> **Dataset excerpt**
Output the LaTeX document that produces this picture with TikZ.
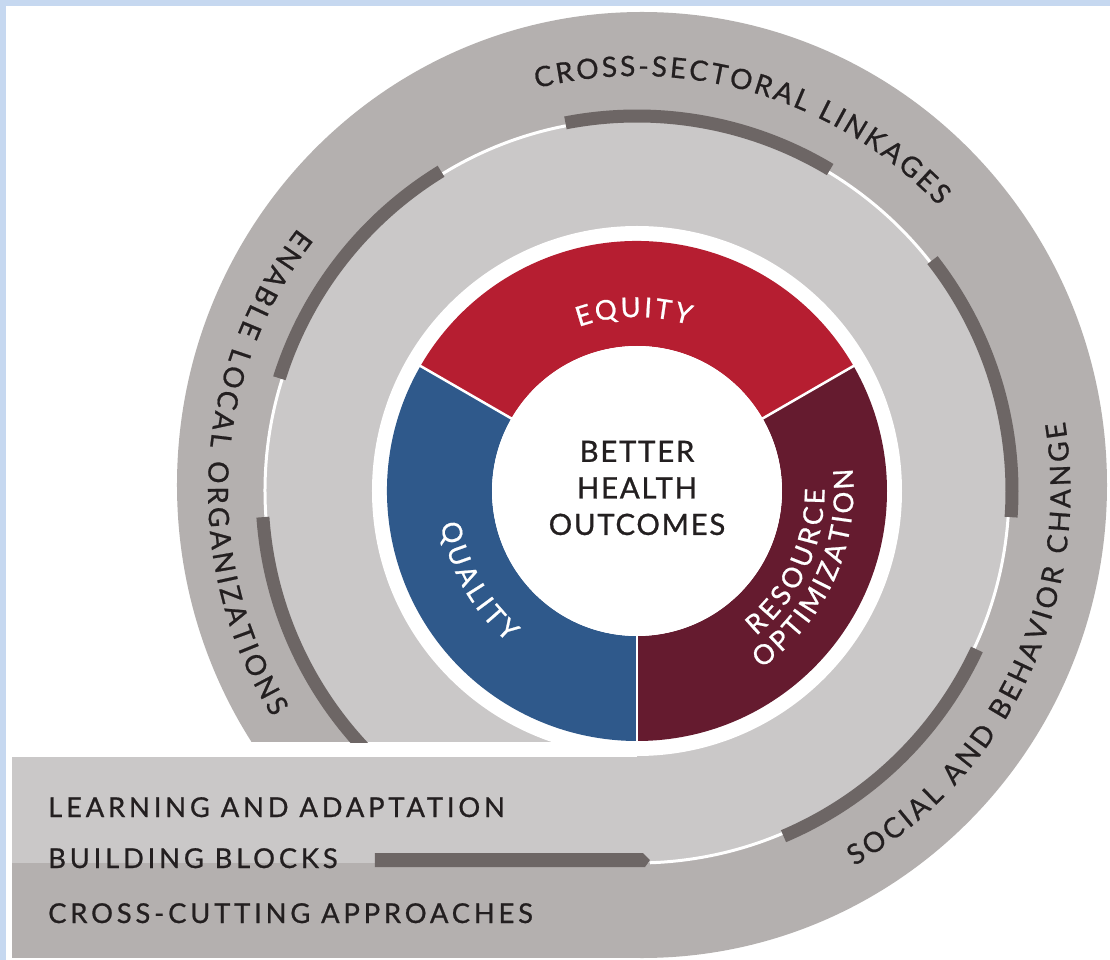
\documentclass[tikz,border=0pt]{standalone}
\usepackage{fontspec}
\setmainfont{Lato}
\newfontfamily\arcfont[FakeBold=0.8]{Lato}
\newfontfamily\hubfont[LetterSpace=6,FakeBold=0.9]{Lato}
\newfontfamily\bandfont[LetterSpace=14,FakeBold=0.8]{Lato}
\usetikzlibrary{decorations.text}

\definecolor{framebl}{RGB}{198,216,240}
\definecolor{ringdark}{RGB}{180,176,175}
\definecolor{ringlight}{RGB}{202,200,200}
\definecolor{tabgrey}{RGB}{109,102,101}
\definecolor{eqred}{RGB}{182,30,49}
\definecolor{qblue}{RGB}{47,89,139}
\definecolor{resmaroon}{RGB}{101,27,47}
\definecolor{ink}{RGB}{35,31,32}

\begin{document}
\begin{tikzpicture}[x=0.75pt,y=0.75pt,
    tabarc/.style={tabgrey,line width=9.75pt},
    ringlbl/.style={decorate,decoration={text along path,text align=fit to path,
        text color=ink,text={|\arcfont\fontsize{21}{21}\selectfont|#1}}},
    donutlbl/.style={decorate,decoration={text along path,text align=fit to path,
        text color=white,text={|\arcfont\fontsize{20.5}{21}\selectfont|#1}}},
    hubtext/.style={align=center,text=ink,inner sep=0pt,font=\hubfont\fontsize{22}{27.4}\selectfont},
    bandtext/.style={anchor=base west,text=ink,inner sep=0pt,font=\bandfont\fontsize{20.5}{21}\selectfont}]
    \useasboundingbox (-637,-469) rectangle (473,491);
    \fill[framebl] (-637,-469) rectangle (473,491);
    \fill[white] (-631,-469) rectangle (473,485);

    % outer band and bottom strips
    \fill[ringdark] (5,6) ellipse[x radius=465,y radius=473];
    \fill[ringdark] (-625,-467) rectangle (0,-300);
    \fill[ringlight] (0,0) circle[radius=372];
    \fill[ringlight] (-625,-372) rectangle (0,-266);
    \fill[white] (0,0) circle[radius=265];
    \fill[white] (-631,-266) rectangle (0,-251);
    \draw[white,line width=2.25pt] (-88:372) arc[start angle=-88,end angle=222,radius=372];

    % tabs
    \foreach \a/\b in {101/59,121.5/162.5,38/-4,-25/-67}
        \draw[tabarc] (\a:375) arc[start angle=\a,end angle=\b,radius=375];
    \begin{scope}
        \clip (-631,-251) rectangle (640,480);
        \draw[tabarc] (184:375) arc[start angle=184,end angle=232,radius=375];
    \end{scope}
    \fill[tabgrey] (-262,-362) -- (6,-362) -- (13,-369) -- (8,-376) -- (-262,-376) -- cycle;

    % donut
    \foreach \a/\c in {30/eqred,150/qblue,270/resmaroon}
        \fill[\c] (\a:250) arc[start angle=\a,delta angle=120,radius=250]
            -- ({\a+120}:145) arc[start angle={\a+120},delta angle=-120,radius=145] -- cycle;
    \foreach \a in {30,150,270}
        \draw[white,line width=1.9pt] (\a:140) -- (\a:252);
    \fill[white] (0,0) circle[radius=145];

    \node[hubtext] (better) at (0,3) {BETTER\\HEALTH\\OUTCOMES};

    \path[donutlbl={EQUITY}] (109.5:174) arc[start angle=109.5,end angle=72.5,radius=174];
    \path[donutlbl={QUALITY}] (189.5:199) arc[start angle=189.5,end angle=229.5,radius=199];
    \path[donutlbl={RESOURCE}] (-50.6:187.5) arc[start angle=-50.6,end angle=0.7,radius=187.5];
    \path[donutlbl={OPTIMIZATION}] (-55:216.5) arc[start angle=-55,end angle=6,radius=216.5];

    \path[ringlbl={CROSS-SECTORAL LINKAGES}] (104:415) arc[start angle=104,end angle=43.4,radius=415];
    \path[ringlbl={ENABLE LOCAL ORGANIZATIONS}] (142.2:429) arc[start angle=142.2,end angle=211.8,radius=429];
    \path[ringlbl={SOCIAL AND BEHAVIOR CHANGE}] (-59.9:433.5) arc[start angle=-59.9,end angle=9.2,radius=433.5];

    \node[bandtext] (learning) at (-589,-326) {LEARNING AND ADAPTATION};
    \node[bandtext] (blocks) at (-589,-377) {BUILDING BLOCKS};
    \node[bandtext] (crosscut) at (-589,-432) {CROSS-CUTTING APPROACHES};
\end{tikzpicture}
\end{document}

> **Challenge**
Transcribe the material exactly, and leave out whatever pictures it holds.

> **Solution to this problem**
Output the LaTeX document that produces this picture with TikZ.
\documentclass[tikz,border=0pt]{standalone}
\usepackage{fontspec}
\setmainfont{Lato}
\newfontfamily\arcfont[FakeBold=0.8]{Lato}
\newfontfamily\hubfont[LetterSpace=6,FakeBold=0.9]{Lato}
\newfontfamily\bandfont[LetterSpace=14,FakeBold=0.8]{Lato}
\usetikzlibrary{decorations.text}

\definecolor{framebl}{RGB}{198,216,240}
\definecolor{ringdark}{RGB}{180,176,175}
\definecolor{ringlight}{RGB}{202,200,200}
\definecolor{tabgrey}{RGB}{109,102,101}
\definecolor{eqred}{RGB}{182,30,49}
\definecolor{qblue}{RGB}{47,89,139}
\definecolor{resmaroon}{RGB}{101,27,47}
\definecolor{ink}{RGB}{35,31,32}

\begin{document}
\begin{tikzpicture}[x=0.75pt,y=0.75pt,
    tabarc/.style={tabgrey,line width=9.75pt},
    ringlbl/.style={decorate,decoration={text along path,text align=fit to path,
        text color=ink,text={|\arcfont\fontsize{21}{21}\selectfont|#1}}},
    donutlbl/.style={decorate,decoration={text along path,text align=fit to path,
        text color=white,text={|\arcfont\fontsize{20.5}{21}\selectfont|#1}}},
    hubtext/.style={align=center,text=ink,inner sep=0pt,font=\hubfont\fontsize{22}{27.4}\selectfont},
    bandtext/.style={anchor=base west,text=ink,inner sep=0pt,font=\bandfont\fontsize{20.5}{21}\selectfont}]
    \useasboundingbox (-637,-469) rectangle (473,491);
    \fill[framebl] (-637,-469) rectangle (473,491);
    \fill[white] (-631,-469) rectangle (473,485);

    % outer band and bottom strips
    \fill[ringdark] (5,6) ellipse[x radius=465,y radius=473];
    \fill[ringdark] (-625,-467) rectangle (0,-300);
    \fill[ringlight] (0,0) circle[radius=372];
    \fill[ringlight] (-625,-372) rectangle (0,-266);
    \fill[white] (0,0) circle[radius=265];
    \fill[white] (-631,-266) rectangle (0,-251);
    \draw[white,line width=2.25pt] (-88:372) arc[start angle=-88,end angle=222,radius=372];

    % tabs
    \foreach \a/\b in {101/59,121.5/162.5,38/-4,-25/-67}
        \draw[tabarc] (\a:375) arc[start angle=\a,end angle=\b,radius=375];
    \begin{scope}
        \clip (-631,-251) rectangle (640,480);
        \draw[tabarc] (184:375) arc[start angle=184,end angle=232,radius=375];
    \end{scope}
    \fill[tabgrey] (-262,-362) -- (6,-362) -- (13,-369) -- (8,-376) -- (-262,-376) -- cycle;

    % donut
    \foreach \a/\c in {30/eqred,150/qblue,270/resmaroon}
        \fill[\c] (\a:250) arc[start angle=\a,delta angle=120,radius=250]
            -- ({\a+120}:145) arc[start angle={\a+120},delta angle=-120,radius=145] -- cycle;
    \foreach \a in {30,150,270}
        \draw[white,line width=1.9pt] (\a:140) -- (\a:252);
    \fill[white] (0,0) circle[radius=145];

    \node[hubtext] (better) at (0,3) {BETTER\\HEALTH\\OUTCOMES};

    \path[donutlbl={EQUITY}] (109.5:174) arc[start angle=109.5,end angle=72.5,radius=174];
    \path[donutlbl={QUALITY}] (189.5:199) arc[start angle=189.5,end angle=229.5,radius=199];
    \path[donutlbl={RESOURCE}] (-50.6:187.5) arc[start angle=-50.6,end angle=0.7,radius=187.5];
    \path[donutlbl={OPTIMIZATION}] (-55:216.5) arc[start angle=-55,end angle=6,radius=216.5];

    \path[ringlbl={CROSS-SECTORAL LINKAGES}] (104:415) arc[start angle=104,end angle=43.4,radius=415];
    \path[ringlbl={ENABLE LOCAL ORGANIZATIONS}] (142.2:429) arc[start angle=142.2,end angle=211.8,radius=429];
    \path[ringlbl={SOCIAL AND BEHAVIOR CHANGE}] (-59.9:433.5) arc[start angle=-59.9,end angle=9.2,radius=433.5];

    \node[bandtext] (learning) at (-589,-326) {LEARNING AND ADAPTATION};
    \node[bandtext] (blocks) at (-589,-377) {BUILDING BLOCKS};
    \node[bandtext] (crosscut) at (-589,-432) {CROSS-CUTTING APPROACHES};
\end{tikzpicture}
\end{document}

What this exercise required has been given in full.